◆ Exercise description
Without the pictures, write out all the lines below exactly as they appear.

◆ Dataset content
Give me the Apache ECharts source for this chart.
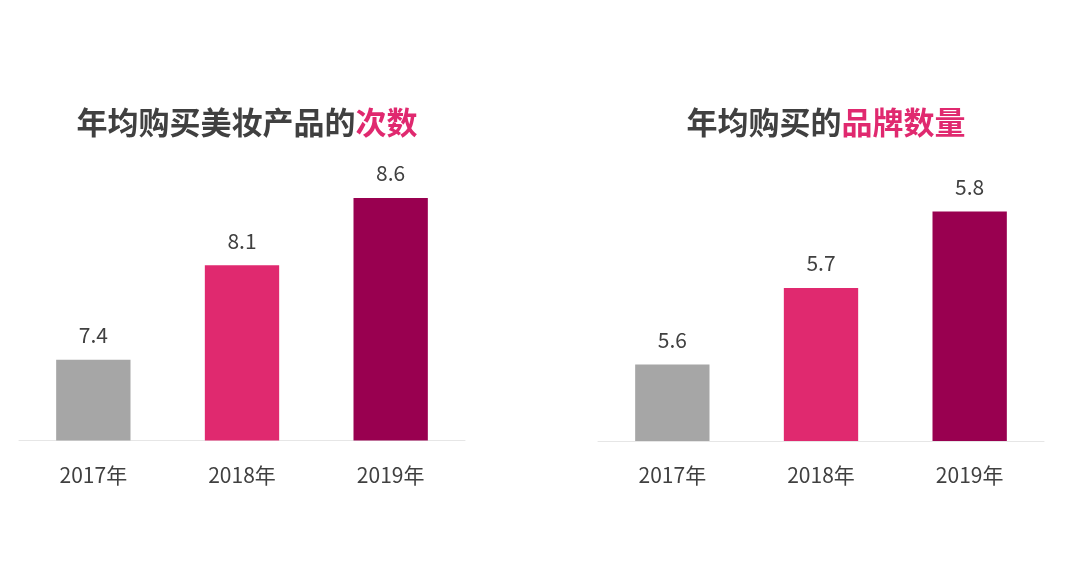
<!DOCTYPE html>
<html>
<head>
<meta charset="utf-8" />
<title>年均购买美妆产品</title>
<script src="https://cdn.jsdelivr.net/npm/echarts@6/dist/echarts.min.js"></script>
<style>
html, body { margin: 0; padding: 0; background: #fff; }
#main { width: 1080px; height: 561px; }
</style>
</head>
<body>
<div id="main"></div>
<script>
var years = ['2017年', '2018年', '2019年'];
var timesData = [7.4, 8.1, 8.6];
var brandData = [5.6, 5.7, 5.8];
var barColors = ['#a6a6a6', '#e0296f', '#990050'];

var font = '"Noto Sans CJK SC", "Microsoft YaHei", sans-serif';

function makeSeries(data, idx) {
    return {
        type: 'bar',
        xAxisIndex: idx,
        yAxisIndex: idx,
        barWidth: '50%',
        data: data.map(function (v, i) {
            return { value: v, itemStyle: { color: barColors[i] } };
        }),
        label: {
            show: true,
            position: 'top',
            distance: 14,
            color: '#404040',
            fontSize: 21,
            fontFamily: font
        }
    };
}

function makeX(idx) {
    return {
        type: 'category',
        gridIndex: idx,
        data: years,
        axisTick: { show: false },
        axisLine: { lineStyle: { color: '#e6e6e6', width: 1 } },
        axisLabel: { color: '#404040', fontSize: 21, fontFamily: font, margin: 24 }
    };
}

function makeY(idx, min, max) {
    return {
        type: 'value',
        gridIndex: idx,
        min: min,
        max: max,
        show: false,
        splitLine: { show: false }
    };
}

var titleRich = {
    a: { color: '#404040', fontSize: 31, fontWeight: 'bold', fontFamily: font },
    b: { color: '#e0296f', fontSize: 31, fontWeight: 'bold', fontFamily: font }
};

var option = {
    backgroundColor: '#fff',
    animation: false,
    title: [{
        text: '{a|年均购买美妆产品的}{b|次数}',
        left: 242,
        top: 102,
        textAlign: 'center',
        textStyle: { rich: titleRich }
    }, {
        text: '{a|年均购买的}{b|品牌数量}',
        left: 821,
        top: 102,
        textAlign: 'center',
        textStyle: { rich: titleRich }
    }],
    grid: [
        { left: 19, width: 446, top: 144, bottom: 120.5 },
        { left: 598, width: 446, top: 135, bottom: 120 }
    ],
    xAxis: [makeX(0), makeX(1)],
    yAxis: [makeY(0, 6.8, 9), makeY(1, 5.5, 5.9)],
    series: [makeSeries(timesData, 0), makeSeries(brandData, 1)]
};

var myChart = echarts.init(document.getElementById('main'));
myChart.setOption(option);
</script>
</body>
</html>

◆ Problem solution
Give me the Apache ECharts source for this chart.
<!DOCTYPE html>
<html>
<head>
<meta charset="utf-8" />
<title>年均购买美妆产品</title>
<script src="https://cdn.jsdelivr.net/npm/echarts@6/dist/echarts.min.js"></script>
<style>
html, body { margin: 0; padding: 0; background: #fff; }
#main { width: 1080px; height: 561px; }
</style>
</head>
<body>
<div id="main"></div>
<script>
var years = ['2017年', '2018年', '2019年'];
var timesData = [7.4, 8.1, 8.6];
var brandData = [5.6, 5.7, 5.8];
var barColors = ['#a6a6a6', '#e0296f', '#990050'];

var font = '"Noto Sans CJK SC", "Microsoft YaHei", sans-serif';

function makeSeries(data, idx) {
    return {
        type: 'bar',
        xAxisIndex: idx,
        yAxisIndex: idx,
        barWidth: '50%',
        data: data.map(function (v, i) {
            return { value: v, itemStyle: { color: barColors[i] } };
        }),
        label: {
            show: true,
            position: 'top',
            distance: 14,
            color: '#404040',
            fontSize: 21,
            fontFamily: font
        }
    };
}

function makeX(idx) {
    return {
        type: 'category',
        gridIndex: idx,
        data: years,
        axisTick: { show: false },
        axisLine: { lineStyle: { color: '#e6e6e6', width: 1 } },
        axisLabel: { color: '#404040', fontSize: 21, fontFamily: font, margin: 24 }
    };
}

function makeY(idx, min, max) {
    return {
        type: 'value',
        gridIndex: idx,
        min: min,
        max: max,
        show: false,
        splitLine: { show: false }
    };
}

var titleRich = {
    a: { color: '#404040', fontSize: 31, fontWeight: 'bold', fontFamily: font },
    b: { color: '#e0296f', fontSize: 31, fontWeight: 'bold', fontFamily: font }
};

var option = {
    backgroundColor: '#fff',
    animation: false,
    title: [{
        text: '{a|年均购买美妆产品的}{b|次数}',
        left: 242,
        top: 102,
        textAlign: 'center',
        textStyle: { rich: titleRich }
    }, {
        text: '{a|年均购买的}{b|品牌数量}',
        left: 821,
        top: 102,
        textAlign: 'center',
        textStyle: { rich: titleRich }
    }],
    grid: [
        { left: 19, width: 446, top: 144, bottom: 120.5 },
        { left: 598, width: 446, top: 135, bottom: 120 }
    ],
    xAxis: [makeX(0), makeX(1)],
    yAxis: [makeY(0, 6.8, 9), makeY(1, 5.5, 5.9)],
    series: [makeSeries(timesData, 0), makeSeries(brandData, 1)]
};

var myChart = echarts.init(document.getElementById('main'));
myChart.setOption(option);
</script>
</body>
</html>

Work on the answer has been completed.